Two teenagers from Germantown, Maryland, turned a classroom idea into a tool that helps thousands of farmers around the world.
Two teenagers from Germantown, Maryland, turned a classroom idea into a tool that helps thousands of farmers around the world.
Rudra Kunvar, 16, is still a freshman at Poolesville High School, and Jacob Lee, 18, graduated last year and is now a freshman at Stanford University. Together they launched a startup called Evion while they were classmates in Poolesville. The idea came after talking with farmers during the Tractor Day organized at the school.
The two men asked a farmer if they knew how healthy their farmland was, and the answer surprised the teens.
“He said, ‘We don’t know. We’re guessing,'” Lee said.
At that moment, an idea was born.
“We’ve narrowed it down to the root cause of there being technology to solve this problem. It’s just technically arduous and not cost-effective, so a lot of these small farms can’t access that level of analysis,” Lee said.
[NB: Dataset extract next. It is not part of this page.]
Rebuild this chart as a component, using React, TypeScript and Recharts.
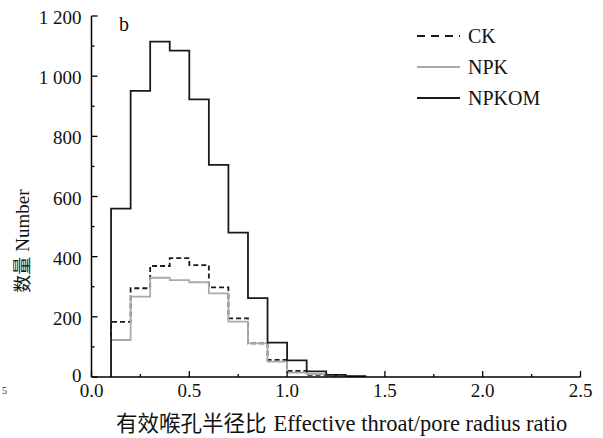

Evion uses artificial intelligence to review basic drone photos, looking at both the color and reflection of the plants captured. The AI then returns a color-coded crop health map. Green means a healthy crop, orange means a moderate crop, and red means a stressed crop. This is a technology that normally requires sensors costing thousands of dollars.
“We wanted to create an alternative that would, in a sense, go directly against these large agricultural monopolies and, you know, provide this technology to small and mid-sized farms,” Kunvar said.
This has had an impact since, according to the USDA, small and medium-sized farms account for 36% of the total value of agricultural production in the United States.
The tool has already reached more than 2,000 farmers across Asia and the U.S. Lee said farmers have told him, “This is going to save us a lot of money.”
Kunvar said they turned down opportunities to sell their tool because they wanted to keep it accessible to small farms, including several in Montgomery County who use it.
“There are a lot of farmers that we have personal connections with, a lot of farmers that have helped us in different ways. And we wanted to find a way to give back to them,” Lee said.
The teens hope to expand Evion beyond agriculture into sectors such as forestry and construction, making advanced analytics affordable for everyone.